Sicily and her mother Bernadine are now entrusted with the family’s legacy and we are committed to preserving and passing on those same soulful dishes that our ancestors cherished, protected and served for over 100 years.                       

Recipe (serves about 12)

INGREDIENTS

1 40 oz. box of Grits (we used Albers brand Quick Grits)

1 tbsp Cooking Oil

[Optional: 1 lbs of chicken thighs, skin on and deboned. Cut into 1/2 finger length strips]

1 yellow onion – diced

4-6 stalks Celery – diced

2 Green Bell Peppers -diced

4-6 cloves Garlic

1 can (28 oz.) diced tomatoes

1 tsp Salt and pepper

 

PROCESS

Grits and Grillades

  1. Boil 1 cup grits to 2 cups water. Stir until creamy and smooth.
  2. In a separate sauce pan on medium heat, add 1 tbsp oil.
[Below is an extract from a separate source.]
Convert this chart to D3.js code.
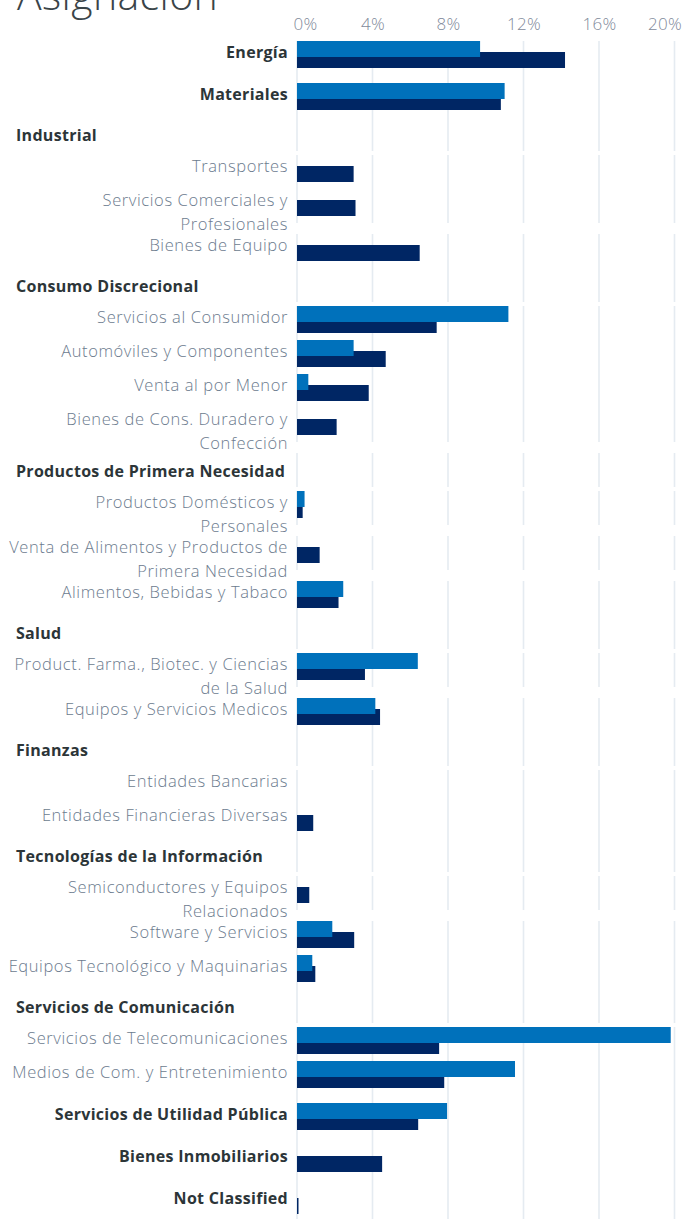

Let oil sit until it begins shimmering (not smoking). [Optional: add cut up chicken thighs and brown until half cooked, add salt and pepper to taste, then remove from pan.]
  3. Add diced onions, sliced celery and diced bell peppers
  4. Add 2 tsp salt and stir until you get a little color
  5. Add 1 tsp black pepper and cook down about 5 minutes
  6. Add garlic until aromatic. [Add half-cooked chicken thighs]
  7. Add one 28 ounce can of diced tomatoes and let simmer for approx 15 minutes until reduce by 1/4 the amount and coats the back of the spoon.
  8. When grits are creamy and sauce is reduced, spoon hot grits in a bowl and top with tomato-trinity sauce.
  9. Garnish with cheese and/or top with meat.